Beginning in 1999, Morris attended George Washington University in Washington, D.C. on an academic scholarship, where he studied international affairs, was a member of the Kappa Sigma fraternity, and was elected to Phi Beta Kappa. Morris attended graduate school at the Princeton School of Public and International Affairs. Morris also graduated from the University of Oxford's Said Business School.

== Business career ==
Morris founded Rubicon Technologies, formerly known as Rubicon Global, in 2008 after collaborating with a high school friend, Marc Spiegel. The company is focused on business-to-business and municipal waste and recycling services. Rubicon became a public company in August 2022, listing on the New York Stock Exchange under the ticker symbol RBT. Rubicon was only one of nine Kentucky companies to become public in the 230-year history of the New York Stock Exchange. The company provided 100% free healthcare for employees. A 2017 Bloomberg article described the company's struggles with its technology and business model, as it attempted to distinguish itself from a traditional waste broker. Rubicon's shares closed at $6 on its first day of trading and later declined into the low $1 range in the months following the listing before rallying to close at $2.27.

Morris stepped down as Rubicon's CEO on October 13, 2022. CTO Phil Rodoni succeeded Morris as CEO. As part of the transition, Morris retained a consulting role, was chairman, and a member of the board of directors.

Morris founded Morris Industries in 2010, where he serves as chairman and CEO, headquartered in Lexington. Morris Industries acquired Republic Financial, an insurance company, in 2024.

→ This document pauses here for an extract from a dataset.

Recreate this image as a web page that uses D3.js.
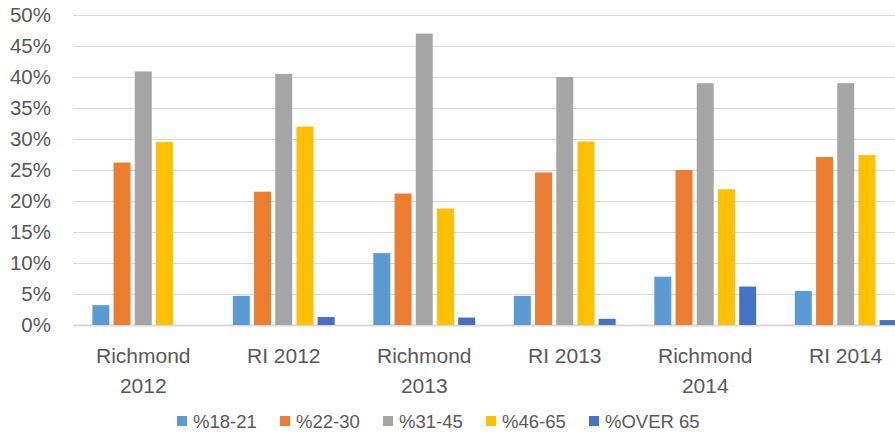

== Political and diplomatic career ==
Morris is a Republican and is noted as a political fundraiser. He has worked in a variety of roles for several Kentucky Republicans, including the U.S House of Representatives, the U.S. Senate and the U.S. Department of Labor. Morris has raised funds and made political contributions for U.S. Senator Mitch McConnell. Morris raised over $50,000 for President George W. Bush's 2004 reelection campaign. Morris traveled with U.S. Senator Rand Paul to Israel in 2013 and raised money for his Senate and presidential campaigns, becoming one of his top fund-raisers. Paul wrote about Morris in his 2015 book, Taking a Stand: Moving Beyond Partisan Politics to Unite America. Morris is a political ally of U.S. Vice President JD Vance and was among the biggest donors in Kentucky to Donald Trump's 2024 presidential campaign.

=== 2026 U.S. Senate campaign ===

In early 2025, Morris expressed an interest in possibly running for U.S. Senate or governor in Kentucky. In February 2025, Morris criticized Kentucky Senator Mitch McConnell for voting against confirming Tulsi Gabbard and Pete Hegseth to Trump's cabinet. Later that month, Donald Trump Jr. expressed support for Morris's public criticism of McConnell. In March 2025, Time reported that Vice President JD Vance had encouraged Morris to run for the U.S. Senate in Kentucky.

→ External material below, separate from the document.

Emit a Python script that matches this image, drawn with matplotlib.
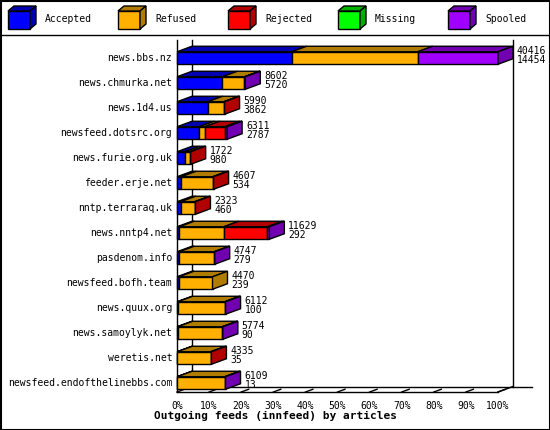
import matplotlib
matplotlib.use('Agg')
import matplotlib.pyplot as plt
from matplotlib.patches import Polygon, Rectangle

feeds = ['news.bbs.nz', 'news.chmurka.net', 'news.1d4.us', 'newsfeed.dotsrc.org',
         'news.furie.org.uk', 'feeder.erje.net', 'nntp.terraraq.uk', 'news.nntp4.net',
         'pasdenom.info', 'newsfeed.bofh.team', 'news.quux.org', 'news.samoylyk.net',
         'weretis.net', 'newsfeed.endofthelinebbs.com']
offered = [40416, 8602, 5990, 6311, 1722, 4607, 2323, 11629, 4747, 4470, 6112, 5774, 4335, 6109]
accepted = [14454, 5720, 3862, 2787, 980, 534, 460, 292, 279, 239, 100, 90, 35, 13]
refused = [15860, 2770, 2010, 700, 620, 3950, 1750, 5600, 4400, 4231, 5900, 5580, 4200, 5990]
rejected = [0, 0, 118, 2520, 122, 123, 113, 5500, 0, 0, 0, 0, 100, 0]
missing = [0] * 14
spooled = [10102, 112, 0, 304, 0, 0, 0, 237, 68, 0, 112, 104, 0, 106]

series = ['Accepted', 'Refused', 'Rejected', 'Missing', 'Spooled']
front = ['#0000ff', '#ffb000', '#ff0000', '#00ff00', '#a000ff']
dark = ['#0000b0', '#b07c00', '#b00000', '#00b000', '#7000b0']

W, H = 550, 430
fig = plt.figure(figsize=(W / 100, H / 100), dpi=100)
fig.patch.set_facecolor('white')
ax = fig.add_axes([177 / W, 1 - 392 / H, 321 / W, 352 / H])
ax.set_xlim(0, 100)
ax.set_ylim(13.36, -0.72)
ax.axis('off')

DX, DY, BH = 4.67, -0.22, 0.5
mono = 'DejaVu Sans Mono'
vmax = max(offered)

# back wall and axes
kw = dict(color='black', lw=1, clip_on=False, zorder=0)
ax.plot([0, 0], [-0.72, 13.36], **kw)
ax.plot([DX, DX], [-0.72, 13.36 + DY], **kw)
ax.plot([100 + DX, 100 + DX], [-0.72, 13.36 + DY], **kw)
ax.plot([DX, 100 + DX + 6], [13.36 + DY, 13.36 + DY], **kw)
ax.plot([100, 100 + DX], [13.36, 13.36 + DY], **kw)
ax.plot([0, 100], [13.36, 13.36], **kw)
for t in range(0, 101, 10):
    ax.plot([t, t + DX * 0.5], [13.36, 13.36 + DY * 0.5], **kw)
    ax.text(t, 13.7, f'{t}%', ha='center', va='top', fontsize=7, family=mono)

for i, name in enumerate(feeds):
    vals = [accepted[i], refused[i], rejected[i], missing[i], spooled[i]]
    y0, y1 = i - BH / 2, i + BH / 2
    x = 0
    last = 0
    for k, v in enumerate(vals):
        if v <= 0:
            continue
        w = v / vmax * 100
        ax.add_patch(Rectangle((x, y0), w, BH, fc=front[k], ec='black', lw=1, clip_on=False))
        ax.add_patch(Polygon([(x, y0), (x + DX, y0 + DY), (x + w + DX, y0 + DY), (x + w, y0)],
                             fc=dark[k], ec='black', lw=1, clip_on=False))
        x += w
        last = k
    ax.add_patch(Polygon([(x, y0), (x + DX, y0 + DY), (x + DX, y1 + DY), (x, y1)],
                         fc=dark[last], ec='black', lw=1, clip_on=False))
    ax.text(-1.5, i, name, ha='right', va='center', fontsize=7, family=mono)
    ax.text(x + DX + 1.2, i - 0.1, f'{offered[i]}\n{accepted[i]}', ha='left', va='center',
            fontsize=7, family=mono, linespacing=0.95)

fig.text(275 / W, 1 - 416 / H, 'Outgoing feeds (innfeed) by articles', ha='center', va='center',
         fontsize=8, family=mono, weight='bold')

# legend boxes in figure pixels
lax = fig.add_axes([0, 0, 1, 1], zorder=-1)
lax.set_xlim(0, W)
lax.set_ylim(H, 0)
lax.axis('off')
lax.add_patch(Rectangle((0.5, 0.5), W - 1, H - 1, fill=False, ec='black', lw=1.5))
lax.plot([0, W], [35, 35], color='black', lw=1)
for k, s in enumerate(series):
    bx = 8 + 110 * k
    lax.add_patch(Rectangle((bx, 11), 22, 18, fc=front[k], ec='black', lw=1))
    lax.add_patch(Polygon([(bx, 11), (bx + 6, 6), (bx + 28, 6), (bx + 22, 11)], fc=dark[k], ec='black', lw=1))
    lax.add_patch(Polygon([(bx + 22, 11), (bx + 28, 6), (bx + 28, 24), (bx + 22, 29)], fc=dark[k], ec='black', lw=1))
    lax.text(bx + 37, 19, s, ha='left', va='center', fontsize=7, family=mono)

fig.savefig('out.png', dpi=100, facecolor='white')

In June 2025, Morris announced that he would make a bid for the U.S. Senate on a podcast with Donald Trump Jr., and was endorsed by Charlie Kirk of Turning Point Action at an event in Shepherdsville. Morris was also endorsed by U.S. Senators Jim Banks and Bernie Moreno, businessmen Vivek Ramaswamy and Richard Uihlein, and political commentators Benny Johnson and Austin Wade Petersen.

In August 2025, Morris appeared at a political event at Fancy Farm with fellow GOP primary candidates for McConnell's Senate seat, Andy Barr and Daniel Cameron. While all three candidates had served as interns for McConnell, Morris was the most critical of his former mentor, calling him a "decrepit old mob boss" and pledging to "trash Mitch McConnell's legacy". The same month, former White House spokesman Sean Spicer commented that Morris had "the entire MAGA infrastructure behind him." In December 2025, Morris filed his paperwork in Frankfort with the Kentucky secretary of state, formally launching his campaign for the 2026 election.

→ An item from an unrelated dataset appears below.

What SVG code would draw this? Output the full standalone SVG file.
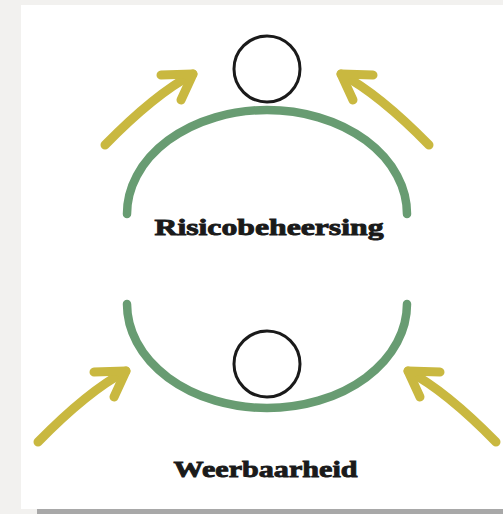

In January 2026, Elon Musk made a $10 million donation to the pro-Morris Fight for Kentucky super PAC, the largest single contribution Musk has given to a U.S. Senate candidate. In March 2026, Morris was endorsed by the Conservative Political Action Conference.

In May 2026, Donald Trump announced that he had asked Morris to take a role in his administration as an ambassador. Morris endorsed Andy Barr and withdrew from the Senate race.

Following public criticisms by President Trump over Senator Rand Paul's breaks with Trump-backed legislation, several outlets have reported that Trump or his allies might support a 2028 Republican primary challenge to Paul. Morris has been reported to be a potential primary challenger to Paul.

=== Ambassador nomination ===
In June 2026, Morris was nominated by President Trump to be U.S. Ambassador to Colombia. Morris' confirmation hearing before the U.S. Senate Committee on Foreign Relations took place on 5 August 2026.

==Personal life==
Morris married Jane Mosbacher on New Year's Eve 2011. She is the daughter of Robert Mosbacher Jr., the head of the Overseas Private Investment Corporation under George W. Bush, and granddaughter of George H. W. Bush's commerce secretary Robert Mosbacher Sr. Morris is a Christian and spoke at Clays Mill Baptist Church after the assassination of Charlie Kirk about his relationship with Kirk.

Morris is a trustee of the Morris Foundation, which provides college scholarships in Kentucky.

Morris is a member of the Council on Foreign Relations and the National Society of Sons of the American Revolution.

Morris was awarded an honorary Doctor of Humane Letters degree from the University of Pikeville in 2021.